Geologic controls on paleodrainage incision and morphology during sea level lowstands on the Cascadia shelf in Oregon, USA

Abstract

The lowstand extensions of two fluvial systems from the Cascadia subduction margin are investigated using high-resolution seismic reflection data to determine the relative controls on paleodrainage morphology. We document distinct differences between the two systems, located ~40 km apart, attributed to underlying structure and lithology, shelf gradient, and drainage basin characteristics. A cross-shelf valley exists for only one of the drainage systems, the Umpqua River. The outer shelf part of the valley is a syncline, which formed a natural structural low for lowstand drainage, while the inner shelf part of the valley exhibits incision and is associated with a mid-shelf convex change is slope.

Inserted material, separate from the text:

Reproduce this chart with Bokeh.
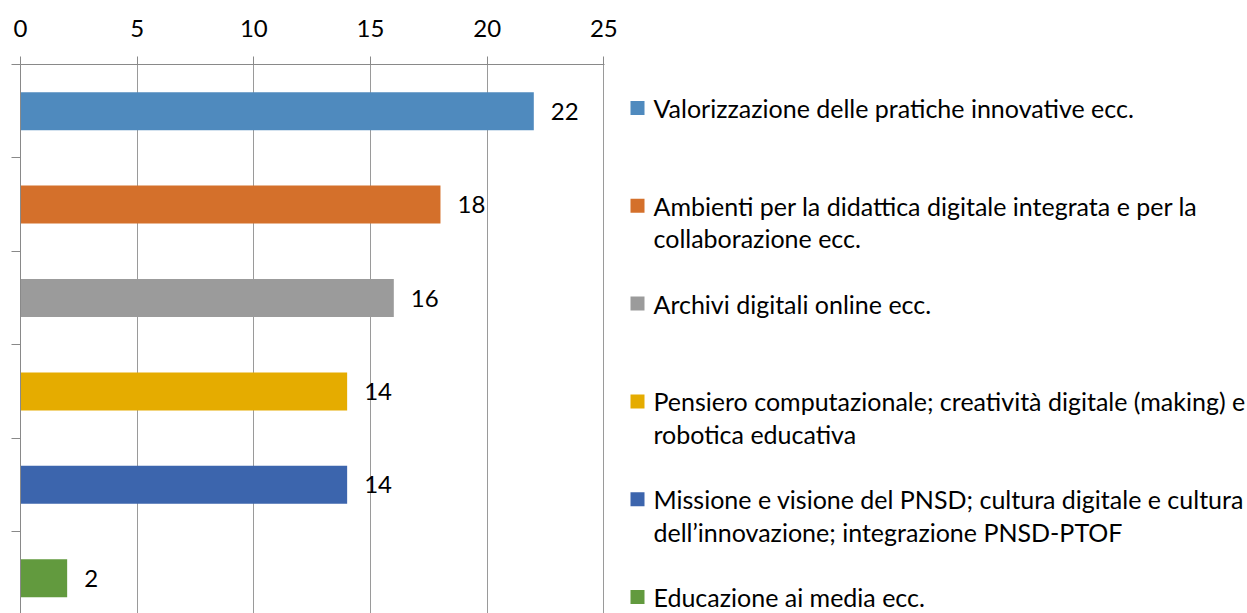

The other drainage system, the Siuslaw River, did not develop an across-shelf valley and is only denoted in the seismic data by an erosional subaerial unconformity. Structural trends are perpendicular to cross-shelf drainage, supporting a more anastomosing stream morphology for the paleo-Siuslaw. The shelf edge for this system was not exposed for a long period of time during the last lowstand, preventing substantial outer shelf incision. Differences in fluvial elevation, discharge, and hinterland geology, also played a role in the cross-shelf morphologies of the paleo-Umpqua and paleo-Siuslaw. These results highlight how controls on lowstand paleodrainage morphology can change over short distances on an active margin.